The Safe and Efficient Transportation Act of 2009, (H.R. 1799) introduced by U.S. Reps. Michael Michaud (D-Maine) and Jean Schmidt (R-Ohio) on March 30, ATA says, will result in "safer highways, cleaner air and less costly freight transportation."
Current law limits the weight of five-axle trucks traveling on the Interstate System to 80,000 pounds. The legislation requires that trucks operating above 80,000 pounds must add a sixth axle to compensate for the extra weight. The extra axle adds two more brakes, preventing an increase in stopping distances and avoids additional pavement damage.
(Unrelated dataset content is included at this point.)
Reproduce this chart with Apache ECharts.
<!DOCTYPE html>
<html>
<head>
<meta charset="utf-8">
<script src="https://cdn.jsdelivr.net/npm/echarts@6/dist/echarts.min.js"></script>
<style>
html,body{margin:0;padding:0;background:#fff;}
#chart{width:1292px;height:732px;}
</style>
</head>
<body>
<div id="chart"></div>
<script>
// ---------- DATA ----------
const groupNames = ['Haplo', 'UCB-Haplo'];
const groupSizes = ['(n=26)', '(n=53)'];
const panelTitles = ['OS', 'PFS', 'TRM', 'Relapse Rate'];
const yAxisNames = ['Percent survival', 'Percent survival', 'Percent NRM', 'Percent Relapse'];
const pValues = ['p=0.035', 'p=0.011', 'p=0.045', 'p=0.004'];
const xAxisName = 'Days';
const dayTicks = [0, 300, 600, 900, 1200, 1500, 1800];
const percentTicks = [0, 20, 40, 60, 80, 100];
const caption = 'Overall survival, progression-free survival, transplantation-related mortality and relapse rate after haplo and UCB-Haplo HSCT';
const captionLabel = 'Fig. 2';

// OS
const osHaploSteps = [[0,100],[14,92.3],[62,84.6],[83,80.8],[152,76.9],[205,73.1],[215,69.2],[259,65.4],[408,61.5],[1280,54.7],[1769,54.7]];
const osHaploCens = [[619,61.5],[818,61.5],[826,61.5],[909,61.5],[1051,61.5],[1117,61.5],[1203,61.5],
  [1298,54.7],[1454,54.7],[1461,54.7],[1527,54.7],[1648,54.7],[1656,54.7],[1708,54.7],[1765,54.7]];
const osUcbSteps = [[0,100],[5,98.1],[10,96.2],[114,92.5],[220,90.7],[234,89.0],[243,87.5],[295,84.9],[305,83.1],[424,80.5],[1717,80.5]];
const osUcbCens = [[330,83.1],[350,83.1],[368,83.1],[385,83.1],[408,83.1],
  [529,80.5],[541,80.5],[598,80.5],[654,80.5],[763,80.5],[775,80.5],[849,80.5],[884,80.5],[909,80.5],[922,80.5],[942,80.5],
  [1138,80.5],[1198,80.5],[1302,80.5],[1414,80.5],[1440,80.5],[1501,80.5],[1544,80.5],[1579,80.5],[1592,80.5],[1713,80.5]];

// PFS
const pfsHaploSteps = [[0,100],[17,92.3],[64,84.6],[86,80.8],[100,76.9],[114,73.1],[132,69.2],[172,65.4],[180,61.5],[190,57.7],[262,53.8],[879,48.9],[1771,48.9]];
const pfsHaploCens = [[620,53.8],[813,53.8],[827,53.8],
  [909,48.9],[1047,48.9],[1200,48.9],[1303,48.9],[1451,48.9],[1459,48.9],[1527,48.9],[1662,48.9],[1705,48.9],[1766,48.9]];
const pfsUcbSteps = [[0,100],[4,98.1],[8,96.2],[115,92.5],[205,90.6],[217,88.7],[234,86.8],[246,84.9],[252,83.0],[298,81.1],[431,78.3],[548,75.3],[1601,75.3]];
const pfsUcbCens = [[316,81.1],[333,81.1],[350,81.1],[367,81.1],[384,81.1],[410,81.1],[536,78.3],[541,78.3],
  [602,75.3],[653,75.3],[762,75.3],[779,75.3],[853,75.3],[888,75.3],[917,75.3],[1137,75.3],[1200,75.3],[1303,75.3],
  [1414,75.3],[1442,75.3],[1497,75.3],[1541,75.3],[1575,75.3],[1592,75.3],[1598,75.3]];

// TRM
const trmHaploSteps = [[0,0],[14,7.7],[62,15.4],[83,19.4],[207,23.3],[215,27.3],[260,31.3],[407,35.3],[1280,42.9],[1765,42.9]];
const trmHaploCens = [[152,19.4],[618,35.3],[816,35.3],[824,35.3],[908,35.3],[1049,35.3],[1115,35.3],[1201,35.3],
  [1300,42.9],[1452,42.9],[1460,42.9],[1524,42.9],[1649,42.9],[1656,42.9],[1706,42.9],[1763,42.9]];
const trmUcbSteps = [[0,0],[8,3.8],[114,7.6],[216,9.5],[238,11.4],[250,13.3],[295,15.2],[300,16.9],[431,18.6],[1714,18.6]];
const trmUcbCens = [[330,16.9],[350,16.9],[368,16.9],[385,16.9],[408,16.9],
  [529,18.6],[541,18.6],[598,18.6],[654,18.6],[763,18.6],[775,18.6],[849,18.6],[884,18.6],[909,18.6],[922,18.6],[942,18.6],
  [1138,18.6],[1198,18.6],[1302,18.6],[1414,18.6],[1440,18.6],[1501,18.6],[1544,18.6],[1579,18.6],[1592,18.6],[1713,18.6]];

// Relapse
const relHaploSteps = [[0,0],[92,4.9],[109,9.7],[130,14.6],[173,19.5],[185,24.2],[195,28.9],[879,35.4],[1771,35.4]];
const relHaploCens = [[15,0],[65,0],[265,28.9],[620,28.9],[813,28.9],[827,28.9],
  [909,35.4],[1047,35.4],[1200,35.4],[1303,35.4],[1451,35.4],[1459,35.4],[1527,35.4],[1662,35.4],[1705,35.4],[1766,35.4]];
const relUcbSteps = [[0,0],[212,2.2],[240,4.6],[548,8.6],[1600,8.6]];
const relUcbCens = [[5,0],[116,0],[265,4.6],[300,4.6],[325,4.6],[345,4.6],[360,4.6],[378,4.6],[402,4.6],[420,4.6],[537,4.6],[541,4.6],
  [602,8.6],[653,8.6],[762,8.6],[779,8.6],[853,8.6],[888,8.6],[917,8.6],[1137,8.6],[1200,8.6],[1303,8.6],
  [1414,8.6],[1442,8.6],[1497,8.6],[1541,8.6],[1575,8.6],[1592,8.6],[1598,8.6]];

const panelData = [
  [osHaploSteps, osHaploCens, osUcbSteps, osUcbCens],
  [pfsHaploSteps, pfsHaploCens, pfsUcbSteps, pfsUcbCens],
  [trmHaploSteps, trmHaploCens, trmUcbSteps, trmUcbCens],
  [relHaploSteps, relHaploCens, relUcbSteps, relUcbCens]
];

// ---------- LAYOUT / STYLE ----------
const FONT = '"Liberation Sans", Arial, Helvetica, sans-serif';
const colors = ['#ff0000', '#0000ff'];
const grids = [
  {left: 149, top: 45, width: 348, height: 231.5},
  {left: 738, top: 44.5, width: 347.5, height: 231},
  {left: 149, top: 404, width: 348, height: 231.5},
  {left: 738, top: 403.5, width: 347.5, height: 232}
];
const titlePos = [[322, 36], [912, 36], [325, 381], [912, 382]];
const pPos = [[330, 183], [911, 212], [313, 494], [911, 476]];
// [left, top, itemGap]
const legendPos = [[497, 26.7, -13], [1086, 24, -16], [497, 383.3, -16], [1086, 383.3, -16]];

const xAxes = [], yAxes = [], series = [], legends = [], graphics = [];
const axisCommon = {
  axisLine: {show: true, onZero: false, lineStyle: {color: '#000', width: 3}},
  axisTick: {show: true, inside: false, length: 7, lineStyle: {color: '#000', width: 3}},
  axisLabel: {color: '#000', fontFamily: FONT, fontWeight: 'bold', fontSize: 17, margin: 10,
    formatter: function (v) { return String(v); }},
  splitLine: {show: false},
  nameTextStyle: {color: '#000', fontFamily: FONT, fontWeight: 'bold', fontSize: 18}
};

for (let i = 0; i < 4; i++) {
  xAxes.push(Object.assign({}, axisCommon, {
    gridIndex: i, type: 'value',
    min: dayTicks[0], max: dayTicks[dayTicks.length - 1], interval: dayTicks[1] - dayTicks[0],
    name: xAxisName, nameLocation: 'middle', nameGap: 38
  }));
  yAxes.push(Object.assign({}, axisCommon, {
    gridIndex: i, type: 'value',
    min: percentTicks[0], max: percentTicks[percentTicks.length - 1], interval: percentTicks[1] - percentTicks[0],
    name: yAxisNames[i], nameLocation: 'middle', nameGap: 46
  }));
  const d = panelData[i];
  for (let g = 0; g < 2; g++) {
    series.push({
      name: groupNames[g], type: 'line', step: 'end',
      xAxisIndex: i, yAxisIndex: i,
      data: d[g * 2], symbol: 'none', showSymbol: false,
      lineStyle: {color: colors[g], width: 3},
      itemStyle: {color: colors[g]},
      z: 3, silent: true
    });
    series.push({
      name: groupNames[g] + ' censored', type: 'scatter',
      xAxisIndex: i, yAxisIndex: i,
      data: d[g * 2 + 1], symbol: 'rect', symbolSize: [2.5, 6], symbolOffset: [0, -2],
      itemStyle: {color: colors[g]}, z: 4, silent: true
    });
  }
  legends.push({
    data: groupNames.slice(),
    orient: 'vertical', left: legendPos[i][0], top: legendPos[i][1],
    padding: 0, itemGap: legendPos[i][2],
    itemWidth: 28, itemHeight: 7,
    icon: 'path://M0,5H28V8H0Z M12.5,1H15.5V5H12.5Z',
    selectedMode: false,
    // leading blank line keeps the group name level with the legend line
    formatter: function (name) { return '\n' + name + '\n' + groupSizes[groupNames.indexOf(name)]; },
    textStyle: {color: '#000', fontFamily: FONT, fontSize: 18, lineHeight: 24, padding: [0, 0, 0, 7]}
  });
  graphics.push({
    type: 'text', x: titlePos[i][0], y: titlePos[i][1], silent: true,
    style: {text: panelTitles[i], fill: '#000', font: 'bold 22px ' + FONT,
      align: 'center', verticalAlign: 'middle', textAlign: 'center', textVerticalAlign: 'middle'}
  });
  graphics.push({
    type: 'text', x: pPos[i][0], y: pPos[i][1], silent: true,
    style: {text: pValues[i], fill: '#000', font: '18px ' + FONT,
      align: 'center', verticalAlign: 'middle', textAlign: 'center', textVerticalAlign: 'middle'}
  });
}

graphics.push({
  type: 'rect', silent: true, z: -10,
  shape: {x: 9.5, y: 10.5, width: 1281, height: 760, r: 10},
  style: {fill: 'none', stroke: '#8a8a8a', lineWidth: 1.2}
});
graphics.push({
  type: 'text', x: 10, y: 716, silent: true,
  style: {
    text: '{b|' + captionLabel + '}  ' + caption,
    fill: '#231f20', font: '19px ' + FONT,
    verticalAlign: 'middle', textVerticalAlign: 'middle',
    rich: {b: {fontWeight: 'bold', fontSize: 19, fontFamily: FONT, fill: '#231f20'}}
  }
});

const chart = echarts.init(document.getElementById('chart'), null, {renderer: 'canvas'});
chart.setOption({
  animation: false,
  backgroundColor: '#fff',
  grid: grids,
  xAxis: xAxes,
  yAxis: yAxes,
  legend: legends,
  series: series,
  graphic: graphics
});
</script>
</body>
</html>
The operation of this new, more efficient vehicle will allow trucking companies to deliver the nation's freight while making fewer trips, ATA said. The result will be a reduction in the number of truck-involved crashes, less fuel use - and thus reduced emissions and carbon - and less congestion on our crowded highways. Fewer miles traveled also means less pavement damage, lowering highway maintenance costs.
While most Interstate Highway bridges are fully capable of handling the additional weight of these vehicles, some bridges - particularly those off the Interstate system - will have to be strengthened or replaced on an accelerated cycle in order to accommodate the vehicles.
ATA points out that there are no mandates in the bill; it only allows individual states to choose to authorize their use.
Nonetheless, the bill recognizes that additional bridge costs are possible, and vehicles authorized to operate under this legislation will be required to pay an additional fee, which ATA supports, and which will be dedicated to bridge investments in those states that authorize their use.
"As part of our Sustainability Initiative, ATA supports a number of reforms to federal truck size and weight regulation," said ATA President and CEO Bill Graves. "The use of more efficient trucks, such as those allowed under the bill, will significantly reduce the trucking industry's carbon output," he added. A recent study by the American Transportation Research Institute found that the 97,000-pound truck is 17 percent more fuel-efficient on a ton-mile basis than a truck with a gross weight of 80,000 pounds. This means 17 percent less carbon output and similar reductions in other pollutants.
The bill requires states to report safety and infrastructure cost impacts to the U.S. Secretary of Transportation, who is authorized to discontinue operations in a state if safety problems are detected.